Quem conhece um pouco de conservação sabe o tamanho do problema que o PL constitui. Invasões de espécies exóticas são atualmente a terceira maior causa de extinções no mundo, atrás de perdas de hábitat e caça/coleta predatórios e, no caso específico de peixes de água doce, a aquicultura é responsável principal por invasões biológicas, com bacias inteiramente infestadas em longo prazo. É teoricamente possível mas praticamente impossível evitar escapes de espécimes criados nesse modelo, assim como é impossível na prática eliminar espécies exóticas invasoras após seu estabelecimento. No reservatório de Barra Bonita, no rio Tietê, monitoramentos da pesca profissional entre 1991 e 2006, mostram que o incremento, nos desembarques, da tilápia - uma das grandes invasoras das bacias brasileiras - se deu em detrimento das espécies nativas (AES Tietê, 2007 apud LIMA JÚNIOR et al., 2012 - mando o pdf pra quem quiser). Em curto e médio prazo, o escape de animais com alto potencial reprodutivo e dispersor, favorecidos pela presença de grandes reservatórios onde não deveria haver, tendem a suprimir a fauna local, alterar a qualidade da água, introduzir parasitas e extinguir espécies que muitas vezes apresentam grande potencial comercial, mas baixo desenvolvimento tecnológico para produção em cativeiro.
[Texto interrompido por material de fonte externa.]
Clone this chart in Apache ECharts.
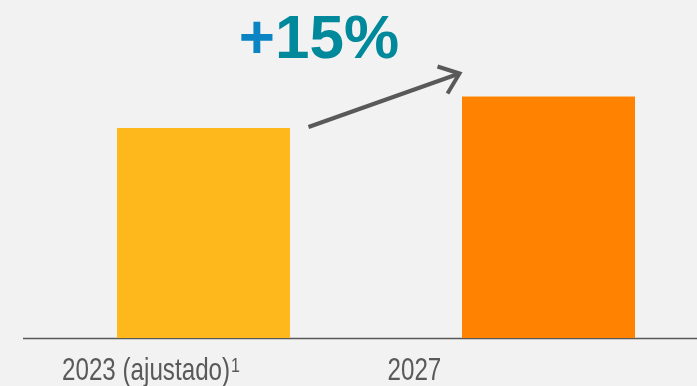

Nesse sentido, é paradoxal imaginar um país com uma extraordinária variedade de peixes incentivar a introdução de espécies notadamente causadoras de desastres ambientais e de qualidade comercial inferior.

A importação de pacotes tecnológicos e espécies mostra – tanto nesse caso como na agricultura, na silvicultura, na geração energética e em tantos outros exemplos – o profundo desprezo das políticas públicas brasileiras pelo incentivo à pesquisa e o desenvolvimento de tecnologias nacionais que valorizem os produtos do Brasil e respeitem os aspectos socioambientais. Programas de manejo de espécies nativas na tentativa infrutífera de salvá-las da extinção por conta da voracidade incontrolada do setor hidrelétrico mostram que não é impossível a criação das espécies brasileiras em tanques, apesar dos pesares: falta um pouquinho de vontade política em experimentar e ampliar essas iniciativas. Mas a herança maldita do governo militar em crescer, crescer e crescer a qualquer custo impossibilita a boa vontade política, que, na teoria, traz menos votos. A premissa de que crescimento é igual a desenvolvimento continua em alta no ‘país de todos’, ao mesmo tempo em que o modelo utilizado como referência entra em colapso no hemisfério norte e os indicadores de desenvolvimento humano brasileiros continuam nos patamares de sempre. Passou da hora de a sociedade brasileira entender e cobrar um modelo de desenvolvimento verdadeiramente pautado nas demandas da população brasileira: promover igualdade social não passa por distribuição de esmola e bolsas em universidades de nível duvidoso. Desenvolvimento social, no Brasil, passa pela exploração equilibrada e ambientalmente correta da abundância de recursos naturais, educação de qualidade e uma reforma agrária profunda.